Many are familiar with Gen. U.S. Grant’s capture of the Confederate stronghold of Vicksburg on July 4, 1863, but relatively few know how close the Yankee Navy came to achieving this goal a year before Grant. Rear Admiral David Farragut had succeeded in forcing the surrender of New Orleans in late April, 1862, and he immediately began to follow up this success by sending his ships up the mighty Mississippi to wrest control of the entire river from the Confederates.
Within only a few weeks, Farragut had laid siege to Vicksburg with his heavily armed ocean going warships, the battleships of that day. It was then that Lt. Isaac Newton Brown entered the pages of history as the commander of the C.S.S. Arkansas.
Brown had been assigned what many considered the impossible task of finishing the construction of the ironclad warship in a field along the muddy banks of the Yazoo River more than a couple of hundred miles from the fighting at Vicksburg. Against all odds, with few skilled workmen and only rusted rails salvaged from various railroads with which to make the iron cladding, he finished his makeshift ironclad in July.

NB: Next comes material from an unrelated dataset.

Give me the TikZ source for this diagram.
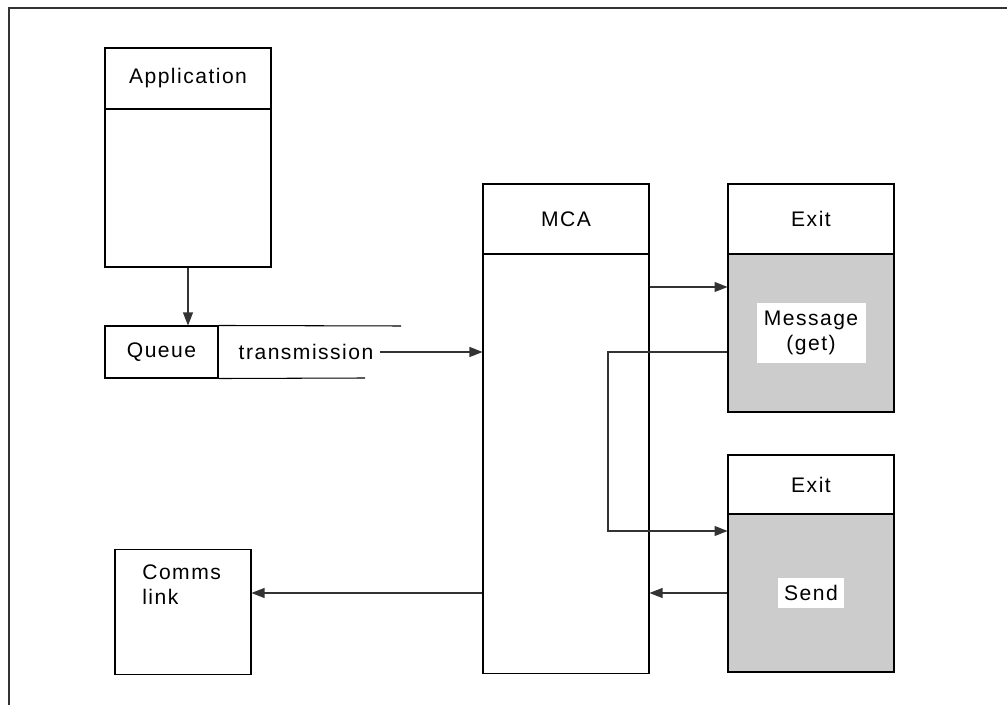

On July 15, with a makeshift crew that had little or no experience on a ship, he steamed the Arkansas down the Yazoo River toward its confluence with the Mississippi. He blasted his way through a flotilla of Union ships sent to stop him, then entered the Mississippi above Vicksburg, and fought off more than 30 Union warships before anchoring off the Confederate city.
Farragut knew the success of his siege depended on destroying the Arkansas, but Brown made sure that his outnumbered ship was not caught off guard. By July 24, the Federal naval commander realized that his failure to destroy the Arkansas ultimately meant failure of his siege of Vicksburg.
For his tenacity, skill, and leadership, Brown was promoted to the rank of Commander and later would be honored with the Confederate Medal of Honor. In the years after the war, Brown came to Corsicana when his stepson made his home in the city. He lived there until his death on Sept. 1, 1889, a respected citizen.